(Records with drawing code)
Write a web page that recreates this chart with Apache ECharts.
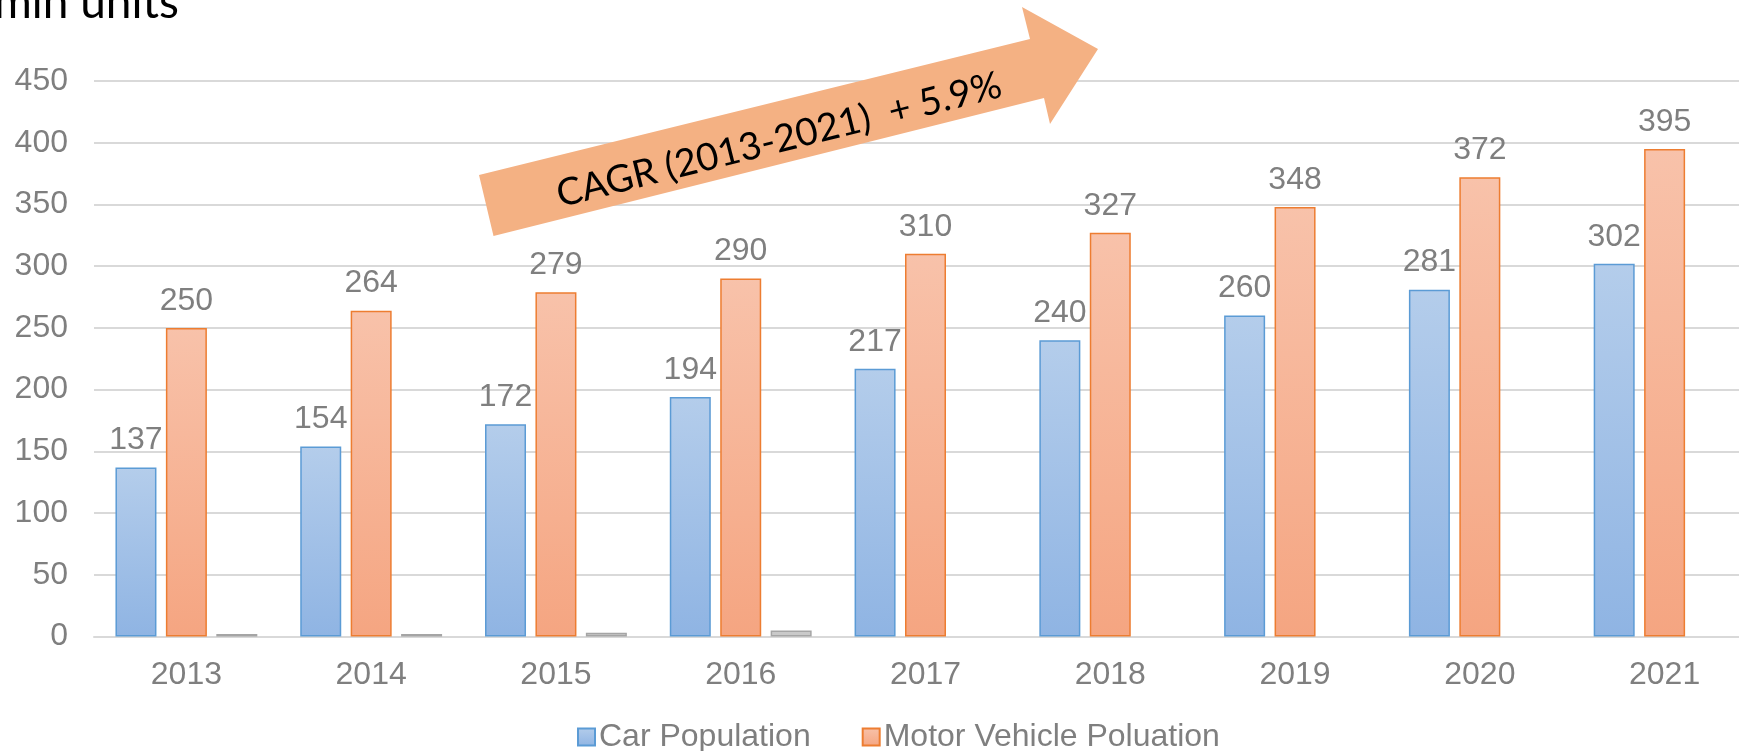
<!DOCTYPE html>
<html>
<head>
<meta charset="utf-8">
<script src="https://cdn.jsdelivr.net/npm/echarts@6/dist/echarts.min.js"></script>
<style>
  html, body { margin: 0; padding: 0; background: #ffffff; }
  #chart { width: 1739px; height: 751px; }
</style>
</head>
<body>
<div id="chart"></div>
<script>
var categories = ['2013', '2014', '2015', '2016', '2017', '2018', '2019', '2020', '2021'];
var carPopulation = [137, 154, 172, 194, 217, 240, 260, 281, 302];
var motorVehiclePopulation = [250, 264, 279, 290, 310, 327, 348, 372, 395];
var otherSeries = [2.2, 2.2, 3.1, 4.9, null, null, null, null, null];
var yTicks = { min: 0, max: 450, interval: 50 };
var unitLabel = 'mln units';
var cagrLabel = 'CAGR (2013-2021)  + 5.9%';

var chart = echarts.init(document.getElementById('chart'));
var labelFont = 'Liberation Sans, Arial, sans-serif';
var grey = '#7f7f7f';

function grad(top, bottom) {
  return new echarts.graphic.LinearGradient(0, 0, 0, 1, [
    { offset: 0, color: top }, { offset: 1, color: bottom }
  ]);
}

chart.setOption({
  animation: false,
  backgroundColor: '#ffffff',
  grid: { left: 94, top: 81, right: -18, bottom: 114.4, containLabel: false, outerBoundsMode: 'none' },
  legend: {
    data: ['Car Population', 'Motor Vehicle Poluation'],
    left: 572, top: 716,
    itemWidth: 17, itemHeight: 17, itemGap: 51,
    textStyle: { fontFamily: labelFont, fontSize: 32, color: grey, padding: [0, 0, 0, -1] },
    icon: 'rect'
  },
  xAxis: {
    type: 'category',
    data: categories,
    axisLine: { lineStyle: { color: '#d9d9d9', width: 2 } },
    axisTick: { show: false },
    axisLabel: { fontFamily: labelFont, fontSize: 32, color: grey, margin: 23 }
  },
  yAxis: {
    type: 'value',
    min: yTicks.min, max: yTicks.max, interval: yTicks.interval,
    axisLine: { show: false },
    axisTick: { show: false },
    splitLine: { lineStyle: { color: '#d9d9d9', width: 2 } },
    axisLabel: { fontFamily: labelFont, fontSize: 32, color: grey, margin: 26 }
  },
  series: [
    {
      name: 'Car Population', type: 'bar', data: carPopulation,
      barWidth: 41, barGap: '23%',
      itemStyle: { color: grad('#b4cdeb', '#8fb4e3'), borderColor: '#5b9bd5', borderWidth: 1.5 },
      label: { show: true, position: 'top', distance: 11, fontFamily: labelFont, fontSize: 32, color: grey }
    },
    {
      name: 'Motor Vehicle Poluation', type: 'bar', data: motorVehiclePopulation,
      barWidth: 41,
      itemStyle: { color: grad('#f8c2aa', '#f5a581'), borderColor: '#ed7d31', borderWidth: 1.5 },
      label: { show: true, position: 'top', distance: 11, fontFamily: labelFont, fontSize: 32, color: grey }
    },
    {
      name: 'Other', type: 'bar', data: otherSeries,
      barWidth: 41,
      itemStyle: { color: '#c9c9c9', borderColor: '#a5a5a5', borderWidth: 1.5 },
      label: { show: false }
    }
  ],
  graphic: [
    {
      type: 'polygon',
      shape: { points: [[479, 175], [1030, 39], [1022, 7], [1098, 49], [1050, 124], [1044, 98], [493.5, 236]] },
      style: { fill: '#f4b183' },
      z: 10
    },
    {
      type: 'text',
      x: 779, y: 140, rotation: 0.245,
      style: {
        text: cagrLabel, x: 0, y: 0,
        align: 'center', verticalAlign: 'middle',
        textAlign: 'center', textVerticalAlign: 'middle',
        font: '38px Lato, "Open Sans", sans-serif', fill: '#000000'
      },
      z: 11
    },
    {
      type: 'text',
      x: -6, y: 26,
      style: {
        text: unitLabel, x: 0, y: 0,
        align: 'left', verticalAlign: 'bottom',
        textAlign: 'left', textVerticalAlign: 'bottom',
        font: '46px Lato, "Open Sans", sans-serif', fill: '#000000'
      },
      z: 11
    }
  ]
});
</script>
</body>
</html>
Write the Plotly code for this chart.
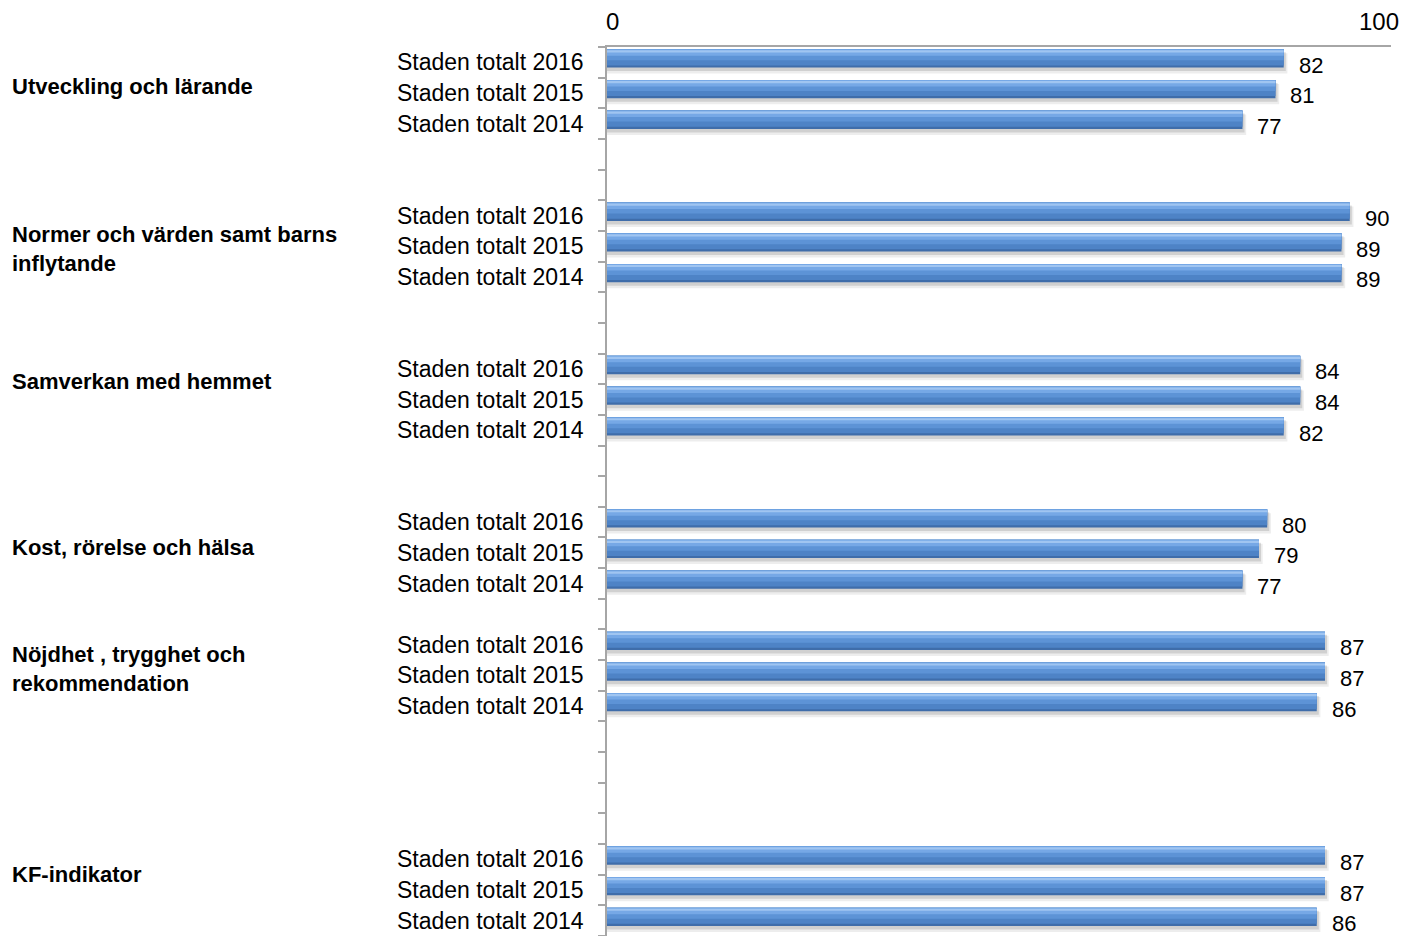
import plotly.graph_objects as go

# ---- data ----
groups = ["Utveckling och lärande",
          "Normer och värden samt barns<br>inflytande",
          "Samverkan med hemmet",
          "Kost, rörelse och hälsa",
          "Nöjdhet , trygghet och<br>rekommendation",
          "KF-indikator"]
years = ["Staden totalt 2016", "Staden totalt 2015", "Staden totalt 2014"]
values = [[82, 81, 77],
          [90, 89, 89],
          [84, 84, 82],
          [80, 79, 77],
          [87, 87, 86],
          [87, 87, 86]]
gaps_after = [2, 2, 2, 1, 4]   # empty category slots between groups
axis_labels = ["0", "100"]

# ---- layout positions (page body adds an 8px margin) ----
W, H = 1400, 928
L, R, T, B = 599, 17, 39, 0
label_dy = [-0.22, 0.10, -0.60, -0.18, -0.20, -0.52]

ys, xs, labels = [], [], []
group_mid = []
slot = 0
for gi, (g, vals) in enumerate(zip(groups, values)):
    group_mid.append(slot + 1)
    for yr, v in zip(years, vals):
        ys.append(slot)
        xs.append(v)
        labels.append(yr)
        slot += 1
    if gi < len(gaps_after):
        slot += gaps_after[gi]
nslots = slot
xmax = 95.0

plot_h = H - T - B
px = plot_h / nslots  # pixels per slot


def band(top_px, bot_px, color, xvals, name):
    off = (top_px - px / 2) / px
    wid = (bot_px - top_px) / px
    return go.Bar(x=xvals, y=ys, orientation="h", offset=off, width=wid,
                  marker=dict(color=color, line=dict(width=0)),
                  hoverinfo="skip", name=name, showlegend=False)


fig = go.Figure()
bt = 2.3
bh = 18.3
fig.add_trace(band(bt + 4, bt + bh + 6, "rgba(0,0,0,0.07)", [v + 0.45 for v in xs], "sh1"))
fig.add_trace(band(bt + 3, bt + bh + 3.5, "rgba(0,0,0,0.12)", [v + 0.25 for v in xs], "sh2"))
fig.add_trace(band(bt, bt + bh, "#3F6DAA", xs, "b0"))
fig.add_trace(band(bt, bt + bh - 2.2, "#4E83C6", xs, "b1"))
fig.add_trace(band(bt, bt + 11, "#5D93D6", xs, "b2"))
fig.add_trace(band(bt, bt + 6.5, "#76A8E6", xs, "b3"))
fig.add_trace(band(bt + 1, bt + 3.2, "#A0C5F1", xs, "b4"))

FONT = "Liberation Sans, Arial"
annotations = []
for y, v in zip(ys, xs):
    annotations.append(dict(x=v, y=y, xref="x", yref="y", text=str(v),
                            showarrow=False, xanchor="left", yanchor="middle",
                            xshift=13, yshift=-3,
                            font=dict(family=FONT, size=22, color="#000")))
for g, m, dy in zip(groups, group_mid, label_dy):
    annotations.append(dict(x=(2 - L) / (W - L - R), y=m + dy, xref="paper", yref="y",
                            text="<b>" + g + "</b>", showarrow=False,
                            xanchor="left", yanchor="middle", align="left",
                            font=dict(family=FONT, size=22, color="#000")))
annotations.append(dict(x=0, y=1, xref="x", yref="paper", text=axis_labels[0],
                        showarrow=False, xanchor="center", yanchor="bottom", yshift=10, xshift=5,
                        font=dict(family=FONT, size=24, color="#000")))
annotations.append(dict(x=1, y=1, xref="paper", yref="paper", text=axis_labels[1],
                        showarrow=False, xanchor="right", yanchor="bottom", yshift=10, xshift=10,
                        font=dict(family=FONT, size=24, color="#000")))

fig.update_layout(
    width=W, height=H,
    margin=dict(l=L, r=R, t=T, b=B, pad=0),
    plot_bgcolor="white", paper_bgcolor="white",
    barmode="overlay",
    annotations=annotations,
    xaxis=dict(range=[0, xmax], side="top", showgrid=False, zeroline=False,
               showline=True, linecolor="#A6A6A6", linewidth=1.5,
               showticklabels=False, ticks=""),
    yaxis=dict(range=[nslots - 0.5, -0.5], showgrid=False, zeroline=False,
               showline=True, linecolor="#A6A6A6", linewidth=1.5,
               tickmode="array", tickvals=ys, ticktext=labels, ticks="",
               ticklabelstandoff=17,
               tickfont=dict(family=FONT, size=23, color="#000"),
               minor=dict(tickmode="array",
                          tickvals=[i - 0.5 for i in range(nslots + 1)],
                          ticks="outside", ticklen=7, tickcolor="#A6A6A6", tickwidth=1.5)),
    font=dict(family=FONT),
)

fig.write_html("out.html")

* [WHAT YOU ARE ASKED TO DO]
Include both the line containing "Write the Plotly code for this chart." and the line containing "import plotly.graph_objects as go" when you write out everything between them, exactly. Leave the pictures out.

* [OUTPUT FOR THIS TASK]
Write the Plotly code for this chart.
import plotly.graph_objects as go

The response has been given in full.